Investing in electric vehicles

09 Dec 2010 | News
The German government wants to see 1 million electric vehicles on the roads by 2020. But do investors see a smooth journey ahead?

The somewhat awkward catchphrase “electric mobility” has taken hold in Germany over the past year, since the government unveiled its National Development Plan for Electric Mobility. This aims to get one million electric vehicles - whether cars, bikes or scooters -on Germany’s roads by 2020.

The government earmarked €500 million from its second economic stimulus package to support electric vehicle technologies, including €115 million for eight cities and regions across the country where pilot programmes are being conducted.

While the hype around the topic has been high, the market still needs a good decade to develop, according to experts at the 4th annual Cleantech Conference, in Munich last week.  The event sought to bring together potential investors, start-ups, researchers and corporations to discuss business models for commercialising new electric vehicle technologies.

But pickings for an actual investor at the event were slim, with only one out of three start-ups pitching electric vehicle technologies.

“We still don’t see a lot of specific products related to electric mobility out there,” says Curt Winnen, managing director of the Munich Network, the association of technology companies and investors that sponsored the event.  “There are some start-ups, but few offer innovative and scalable business models.”

Better batteries needed

For a start, the technology still needs to be significantly improved. It will be five to ten years before batteries are slimline, cheap and longer-lasting enough for electric vehicles to really take hold, according to conference participants.  A further obstacle is the need to build a network of recharging stations, with estimates that 600-1,000 new recharging stations would be required to service 600,000 electric vehicles.

“Without a proper infrastructure, the German government’s goal of one million vehicles will not be reached,” said Frank Pawlitschek, co-founder of Ubitricity, a Berlin-based company developing a mobile metering system for electric vehicles.  He estimated that each recharging station requires an investment of up to €10,000. “Electric mobility must be affordable or it is dead,” Pawlitschek said.

Where to recharge?

Ubitricity, which recently raised €1.8 million from Munich-based venture capital investor Earlybird Venture Capital, has developed a virtual charging network that can turn every electric socket into a recharging point for electric vehicles. This is backed up by a billing system, enabling customers to charge up their vehicles anywhere and pay later.

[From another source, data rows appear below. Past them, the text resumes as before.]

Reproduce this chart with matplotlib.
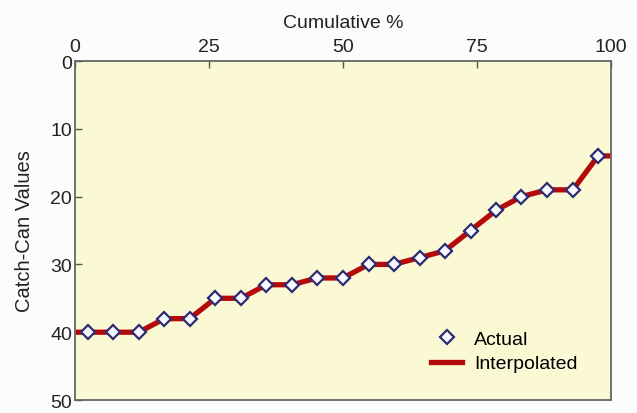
import numpy as np
import matplotlib.pyplot as plt

plt.rcParams['font.family'] = ['Liberation Sans', 'DejaVu Sans']

# catch-can readings, ranked (x = cumulative %)
cum_pct = [2.4, 7.1, 11.9, 16.7, 21.4, 26.2, 31.0, 35.7, 40.5, 45.2, 50.0,
           54.8, 59.5, 64.3, 69.0, 73.8, 78.6, 83.3, 88.1, 92.9, 97.6]
catch = [40, 40, 40, 38, 38, 35, 35, 33, 33, 32, 32,
         30, 30, 29, 28, 25, 22, 20, 19, 19, 14]

# interpolated curve, held flat out to 0 and 100
interp_x = [0] + cum_pct + [100]
interp_y = [40] + catch + [14]

fig = plt.figure(figsize=(6.37, 4.14), dpi=100, facecolor='#fcfcfc')
ax = fig.add_axes([0.1177, 0.0314, 0.8414, 0.8188])
ax.set_facecolor('#fbf8d4')

ax.plot(interp_x, interp_y, color='#b40a0a', lw=3.8, label='Interpolated', zorder=2)
ax.plot(cum_pct, catch, ls='none', marker='D', ms=7.3, mfc='#f8f8ff',
        mec='#2b2b73', mew=1.6, label='Actual', zorder=3)

ax.set_xlim(0, 100)
ax.set_ylim(50, 0)
ax.set_xticks([0, 25, 50, 75, 100])
ax.set_yticks([0, 10, 20, 30, 40, 50])
ax.xaxis.tick_top()
ax.xaxis.set_label_position('top')
ax.tick_params(axis='both', direction='in', length=5, width=1, color='#555555',
               labelsize=14, pad=2, labelcolor='#222222')
ax.tick_params(axis='x', pad=4)
for s in ax.spines.values():
    s.set_color('#666666')
    s.set_linewidth(1.3)

ax.set_xlabel('Cumulative %', fontsize=14, labelpad=8, color='#222222')
ax.set_ylabel('Catch-Can Values', fontsize=14.5, labelpad=12, color='#222222')

h, l = ax.get_legend_handles_labels()
ax.legend(h[::-1], l[::-1], loc='lower right', frameon=False, fontsize=14,
          handlelength=1.6, handletextpad=0.6, labelspacing=0.35,
          bbox_to_anchor=(0.97, 0.03))

fig.savefig('out.png', dpi=100, facecolor=fig.get_facecolor())
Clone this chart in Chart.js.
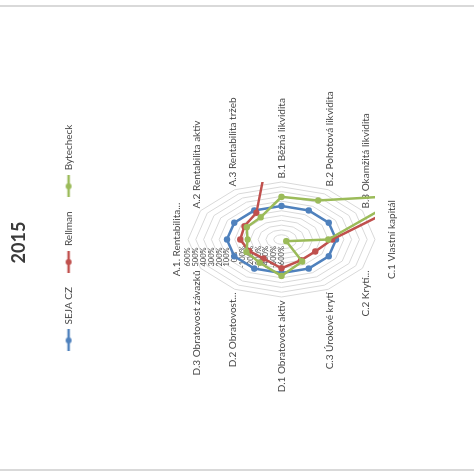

Apart from the technology challenges, it is still unclear what consumers need and will accept. “Do they want to load up their vehicle at home or at a charging station? How many customers lack a garage where they could charge up their vehicle? Might there be consumers willing to buy an extra vehicle for short distances on top of their traditional automobile? Or, are attitudes changing, do people want to give up cars altogether?” wondered Ulrich Bürger, senior project manager at Munich-based alternative energies consultant Ludwig-Bölkow Systemtechnik Gmbh.

A recent poll of Copenhagen’s residents, Bürger noted, showed a majority would prefer to ride a bike or take the bus, rather than purchasing an electric vehicle.

The need to take consumer demands into account is becoming increasingly important in the energy business overall, according to Jürgen Neubarth, an senior scientist with Innsbruck, Austria-based e3 consult OG-Energie Wirtschaft. Consumers want to take energy in their own hands, from installing solar panels on their roofs, to charging their own vehicle.  “The consumer will play an increasing role in the energy market of the future,” he predicted.

The benefits of electric technologies are not always clear either. For example, it is assumed that electric vehicles will reduce carbon emissions, but this is not always the case, said Thomas Harmacher, director of the professorship for energy at the Technische Universität München. In Germany, for example, the majority of electricity is still generated by burning coal, so the use of electricity to power vehicles will not reduce emissions. In countries where dependence on nuclear energy is higher, such as in France and Norway, however, there is a clearer benefit in terms of carbon emissions.

But the need to move away from oil dependency and continued high global energy demand will drive this market over the long-term, believes Peter Fuss, partner with Ernst & Young GmbH in Stuttgart.  Global demand for energy will increase 25 per cent over the next 20 years, with high demand coming from China, India and developing countries.

As oil prices rise due to scarcity and alternative energies fall in price, consumer demand will follow, Fuss noted. In a recent “Global Emobility survey” conducted by Ernst & Young, 93 percent of those interviewed said that fuel savings would be their top reason for purchasing an electric or hybrid vehicle.